- DIRECTION
Will you output all of the data below exactly, omitting the images?

---------------

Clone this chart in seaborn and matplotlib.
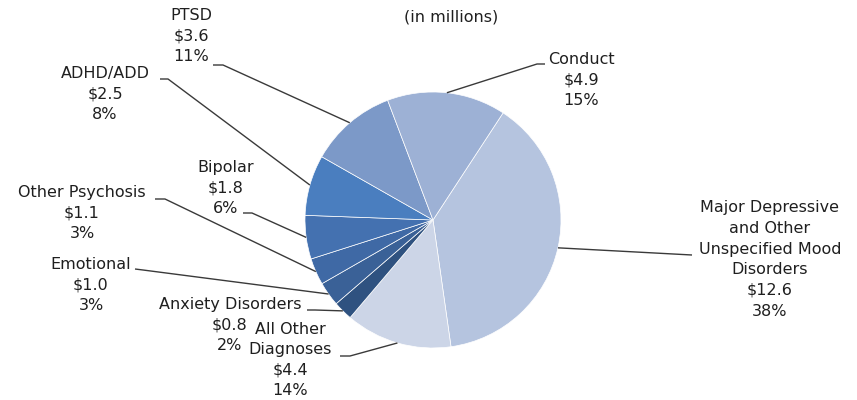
import numpy as np
import matplotlib
matplotlib.use("Agg")
import matplotlib.pyplot as plt
import seaborn as sns

# dados do grafico, ordem horaria a partir do topo-direito
categorias = ["Major Depressive\nand Other\nUnspecified Mood\nDisorders",
              "All Other\nDiagnoses", "Anxiety Disorders", "Emotional",
              "Other Psychosis", "Bipolar", "ADHD/ADD", "PTSD", "Conduct"]
valores = [12.6, 4.4, 0.8, 1.0, 1.1, 1.8, 2.5, 3.6, 4.9]
percentuais = [38, 14, 2, 3, 3, 6, 8, 11, 15]
cores = ["#b5c4df", "#ccd5e7", "#2f5280", "#3a6197", "#3f69a5",
         "#4471b0", "#4a7ebf", "#7c99c8", "#9db1d5"]

# posicao dos rotulos (pixels, y para baixo): centro do texto, inicio e cotovelo da linha
pos_texto = [(770, 259.5), (290, 360), (230, 325), (91, 285), (82, 213),
             (226, 188), (105, 94), (191, 36), (581, 80)]
inicio_linha = [(692, 255), (340, 356), (307, 310), (135, 269), (155, 199),
                (243, 213), (160, 79), (213, 65), (545, 64)]
cotovelo = [(692, 255), (350, 356), (315, 310), (143, 270), (165, 199),
            (252, 213), (168, 79), (223, 65), (537, 64)]

sns.set_theme(style="white")
plt.rcParams["font.family"] = ["DejaVu Sans"]

fig = plt.figure(figsize=(8.57, 4.0), dpi=100)
ax = fig.add_axes([0, 0, 1, 1])

centro = (433, 220)
raio = 128
wedges, _ = ax.pie(valores, colors=cores, startangle=-56.8, counterclock=True,
                   center=centro, radius=raio,
                   wedgeprops=dict(edgecolor="white", linewidth=0.5))

ax.set_xlim(0, 857)
ax.set_ylim(400, 0)
ax.set_aspect("equal")
ax.axis("off")

for w, nome, v, p, (tx, ty), (sx, sy), (ex, ey) in zip(
        wedges, categorias, valores, percentuais, pos_texto, inicio_linha, cotovelo):
    ang = np.deg2rad((w.theta1 + w.theta2) / 2)
    px = centro[0] + raio * np.cos(ang)
    py = centro[1] + raio * np.sin(ang)
    ax.plot([sx, ex, px], [sy, ey, py], color="#3a3a3a", lw=1.0, solid_capstyle="butt")
    ax.text(tx, ty, f"{nome}\n\\${v:.1f}\n{p}%", ha="center", va="center",
            multialignment="center", fontsize=11.5, linespacing=1.47, color="#1f1f1f")

ax.text(451, 17, "(in millions)", ha="center", va="center", fontsize=11.5, color="#1f1f1f")

plt.savefig("out.png", dpi=100)
plt.close()
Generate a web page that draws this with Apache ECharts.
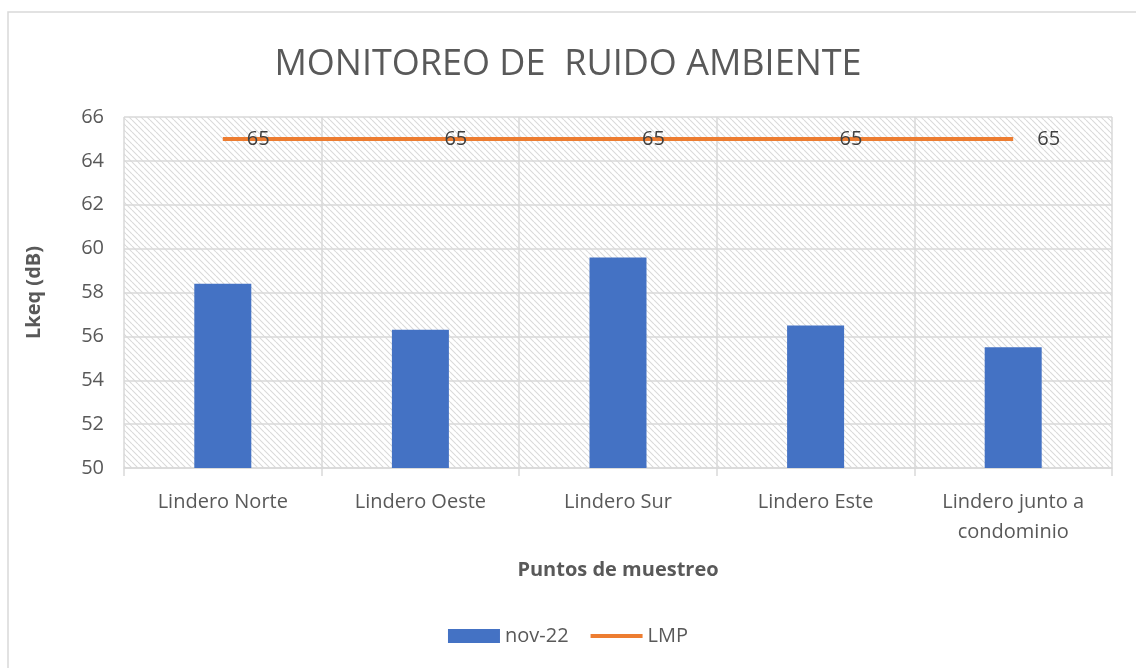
<!DOCTYPE html>
<html>
<head>
<meta charset="utf-8">
<script src="https://cdn.jsdelivr.net/npm/echarts@6/dist/echarts.min.js"></script>
<style>
  html, body { margin: 0; padding: 0; background: #fff; }
  #chart { width: 1136px; height: 668px; }
</style>
</head>
<body>
<div id="chart"></div>
<script>
const categories = ['Lindero Norte', 'Lindero Oeste', 'Lindero Sur', 'Lindero Este', 'Lindero junto a\ncondominio'];
const nov22 = [58.4, 56.3, 59.6, 56.5, 55.5];
const lmp = [65, 65, 65, 65, 65];

// patron de rayas diagonales del fondo
function hatch() {
  let c = document.createElement('canvas');
  c.width = 6;
  c.height = 6;
  let ctx = c.getContext('2d');
  ctx.fillStyle = '#ffffff';
  ctx.fillRect(0, 0, 6, 6);
  ctx.strokeStyle = '#dadada';
  ctx.lineWidth = 1.1;
  ctx.beginPath();
  for (let k = -6; k <= 12; k += 6) {
    ctx.moveTo(k, 0);
    ctx.lineTo(k + 6, 6);
  }
  ctx.stroke();
  return c;
}

const font = '"Open Sans", "Noto Sans", sans-serif';
let myChart = echarts.init(document.getElementById('chart'));
myChart.setOption({
  animation: false,
  title: {
    text: 'MONITOREO DE  RUIDO AMBIENTE',
    left: 'center',
    top: 42,
    textStyle: { fontFamily: font, fontSize: 36, fontWeight: 'normal', color: '#595959' }
  },
  graphic: [{
    type: 'rect',
    shape: { x: 8, y: 12, width: 1140, height: 670 },
    style: { fill: 'none', stroke: '#d9d9d9', lineWidth: 1.5 },
    silent: true
  }],
  grid: {
    left: 124, right: 24, top: 117, bottom: 200,
    show: true,
    borderWidth: 0,
    backgroundColor: { image: hatch(), repeat: 'repeat' }
  },
  legend: {
    bottom: 17,
    left: 'center',
    itemGap: 22,
    itemWidth: 52,
    itemHeight: 14,
    textStyle: { fontFamily: font, fontSize: 20, color: '#595959' },
    data: [
      { name: 'nov-22', icon: 'rect' },
      { name: 'LMP', icon: 'path://M0,6 L52,6 L52,10 L0,10 Z' }
    ]
  },
  xAxis: {
    type: 'category',
    data: categories,
    name: 'Puntos de muestreo',
    nameLocation: 'middle',
    nameGap: 92,
    nameTextStyle: { fontFamily: font, fontSize: 20, fontWeight: 'bold', color: '#595959' },
    axisLine: { lineStyle: { color: '#d9d9d9', width: 1.5 } },
    axisTick: { show: true, length: 8, lineStyle: { color: '#d9d9d9', width: 1.5 } },
    splitLine: { show: true, lineStyle: { color: '#d9d9d9', width: 1.5 } },
    axisLabel: { fontFamily: font, fontSize: 20, color: '#595959', margin: 19, lineHeight: 30 }
  },
  yAxis: {
    type: 'value',
    min: 50,
    max: 66,
    interval: 2,
    name: 'Lkeq (dB)',
    nameLocation: 'middle',
    nameGap: 80,
    nameTextStyle: { fontFamily: font, fontSize: 20, fontWeight: 'bold', color: '#595959' },
    axisLine: { show: false },
    axisTick: { show: false },
    splitLine: { lineStyle: { color: '#d9d9d9', width: 1.5 } },
    axisLabel: { fontFamily: font, fontSize: 20, color: '#595959', margin: 20 }
  },
  series: [
    {
      name: 'nov-22',
      type: 'bar',
      data: nov22,
      barWidth: 57,
      itemStyle: { color: '#4472C4' }
    },
    {
      name: 'LMP',
      type: 'line',
      data: lmp,
      symbol: 'circle',
      symbolSize: 0,
      showSymbol: true,
      lineStyle: { color: '#ED7D31', width: 4 },
      itemStyle: { color: '#ED7D31' },
      label: {
        show: true,
        position: 'right',
        distance: 24,
        offset: [0, 5],
        fontFamily: font,
        fontSize: 20,
        color: '#404040'
      },
      labelLayout: { hideOverlap: false },
      z: 3
    }
  ]
});
</script>
</body>
</html>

---------------

- EXERCISE OUTPUT
Clone this chart in seaborn and matplotlib.
import numpy as np
import matplotlib
matplotlib.use("Agg")
import matplotlib.pyplot as plt
import seaborn as sns

# dados do grafico, ordem horaria a partir do topo-direito
categorias = ["Major Depressive\nand Other\nUnspecified Mood\nDisorders",
              "All Other\nDiagnoses", "Anxiety Disorders", "Emotional",
              "Other Psychosis", "Bipolar", "ADHD/ADD", "PTSD", "Conduct"]
valores = [12.6, 4.4, 0.8, 1.0, 1.1, 1.8, 2.5, 3.6, 4.9]
percentuais = [38, 14, 2, 3, 3, 6, 8, 11, 15]
cores = ["#b5c4df", "#ccd5e7", "#2f5280", "#3a6197", "#3f69a5",
         "#4471b0", "#4a7ebf", "#7c99c8", "#9db1d5"]

# posicao dos rotulos (pixels, y para baixo): centro do texto, inicio e cotovelo da linha
pos_texto = [(770, 259.5), (290, 360), (230, 325), (91, 285), (82, 213),
             (226, 188), (105, 94), (191, 36), (581, 80)]
inicio_linha = [(692, 255), (340, 356), (307, 310), (135, 269), (155, 199),
                (243, 213), (160, 79), (213, 65), (545, 64)]
cotovelo = [(692, 255), (350, 356), (315, 310), (143, 270), (165, 199),
            (252, 213), (168, 79), (223, 65), (537, 64)]

sns.set_theme(style="white")
plt.rcParams["font.family"] = ["DejaVu Sans"]

fig = plt.figure(figsize=(8.57, 4.0), dpi=100)
ax = fig.add_axes([0, 0, 1, 1])

centro = (433, 220)
raio = 128
wedges, _ = ax.pie(valores, colors=cores, startangle=-56.8, counterclock=True,
                   center=centro, radius=raio,
                   wedgeprops=dict(edgecolor="white", linewidth=0.5))

ax.set_xlim(0, 857)
ax.set_ylim(400, 0)
ax.set_aspect("equal")
ax.axis("off")

for w, nome, v, p, (tx, ty), (sx, sy), (ex, ey) in zip(
        wedges, categorias, valores, percentuais, pos_texto, inicio_linha, cotovelo):
    ang = np.deg2rad((w.theta1 + w.theta2) / 2)
    px = centro[0] + raio * np.cos(ang)
    py = centro[1] + raio * np.sin(ang)
    ax.plot([sx, ex, px], [sy, ey, py], color="#3a3a3a", lw=1.0, solid_capstyle="butt")
    ax.text(tx, ty, f"{nome}\n\\${v:.1f}\n{p}%", ha="center", va="center",
            multialignment="center", fontsize=11.5, linespacing=1.47, color="#1f1f1f")

ax.text(451, 17, "(in millions)", ha="center", va="center", fontsize=11.5, color="#1f1f1f")

plt.savefig("out.png", dpi=100)
plt.close()
Generate a web page that draws this with Apache ECharts.
<!DOCTYPE html>
<html>
<head>
<meta charset="utf-8">
<script src="https://cdn.jsdelivr.net/npm/echarts@6/dist/echarts.min.js"></script>
<style>
  html, body { margin: 0; padding: 0; background: #fff; }
  #chart { width: 1136px; height: 668px; }
</style>
</head>
<body>
<div id="chart"></div>
<script>
const categories = ['Lindero Norte', 'Lindero Oeste', 'Lindero Sur', 'Lindero Este', 'Lindero junto a\ncondominio'];
const nov22 = [58.4, 56.3, 59.6, 56.5, 55.5];
const lmp = [65, 65, 65, 65, 65];

// patron de rayas diagonales del fondo
function hatch() {
  let c = document.createElement('canvas');
  c.width = 6;
  c.height = 6;
  let ctx = c.getContext('2d');
  ctx.fillStyle = '#ffffff';
  ctx.fillRect(0, 0, 6, 6);
  ctx.strokeStyle = '#dadada';
  ctx.lineWidth = 1.1;
  ctx.beginPath();
  for (let k = -6; k <= 12; k += 6) {
    ctx.moveTo(k, 0);
    ctx.lineTo(k + 6, 6);
  }
  ctx.stroke();
  return c;
}

const font = '"Open Sans", "Noto Sans", sans-serif';
let myChart = echarts.init(document.getElementById('chart'));
myChart.setOption({
  animation: false,
  title: {
    text: 'MONITOREO DE  RUIDO AMBIENTE',
    left: 'center',
    top: 42,
    textStyle: { fontFamily: font, fontSize: 36, fontWeight: 'normal', color: '#595959' }
  },
  graphic: [{
    type: 'rect',
    shape: { x: 8, y: 12, width: 1140, height: 670 },
    style: { fill: 'none', stroke: '#d9d9d9', lineWidth: 1.5 },
    silent: true
  }],
  grid: {
    left: 124, right: 24, top: 117, bottom: 200,
    show: true,
    borderWidth: 0,
    backgroundColor: { image: hatch(), repeat: 'repeat' }
  },
  legend: {
    bottom: 17,
    left: 'center',
    itemGap: 22,
    itemWidth: 52,
    itemHeight: 14,
    textStyle: { fontFamily: font, fontSize: 20, color: '#595959' },
    data: [
      { name: 'nov-22', icon: 'rect' },
      { name: 'LMP', icon: 'path://M0,6 L52,6 L52,10 L0,10 Z' }
    ]
  },
  xAxis: {
    type: 'category',
    data: categories,
    name: 'Puntos de muestreo',
    nameLocation: 'middle',
    nameGap: 92,
    nameTextStyle: { fontFamily: font, fontSize: 20, fontWeight: 'bold', color: '#595959' },
    axisLine: { lineStyle: { color: '#d9d9d9', width: 1.5 } },
    axisTick: { show: true, length: 8, lineStyle: { color: '#d9d9d9', width: 1.5 } },
    splitLine: { show: true, lineStyle: { color: '#d9d9d9', width: 1.5 } },
    axisLabel: { fontFamily: font, fontSize: 20, color: '#595959', margin: 19, lineHeight: 30 }
  },
  yAxis: {
    type: 'value',
    min: 50,
    max: 66,
    interval: 2,
    name: 'Lkeq (dB)',
    nameLocation: 'middle',
    nameGap: 80,
    nameTextStyle: { fontFamily: font, fontSize: 20, fontWeight: 'bold', color: '#595959' },
    axisLine: { show: false },
    axisTick: { show: false },
    splitLine: { lineStyle: { color: '#d9d9d9', width: 1.5 } },
    axisLabel: { fontFamily: font, fontSize: 20, color: '#595959', margin: 20 }
  },
  series: [
    {
      name: 'nov-22',
      type: 'bar',
      data: nov22,
      barWidth: 57,
      itemStyle: { color: '#4472C4' }
    },
    {
      name: 'LMP',
      type: 'line',
      data: lmp,
      symbol: 'circle',
      symbolSize: 0,
      showSymbol: true,
      lineStyle: { color: '#ED7D31', width: 4 },
      itemStyle: { color: '#ED7D31' },
      label: {
        show: true,
        position: 'right',
        distance: 24,
        offset: [0, 5],
        fontFamily: font,
        fontSize: 20,
        color: '#404040'
      },
      labelLayout: { hideOverlap: false },
      z: 3
    }
  ]
});
</script>
</body>
</html>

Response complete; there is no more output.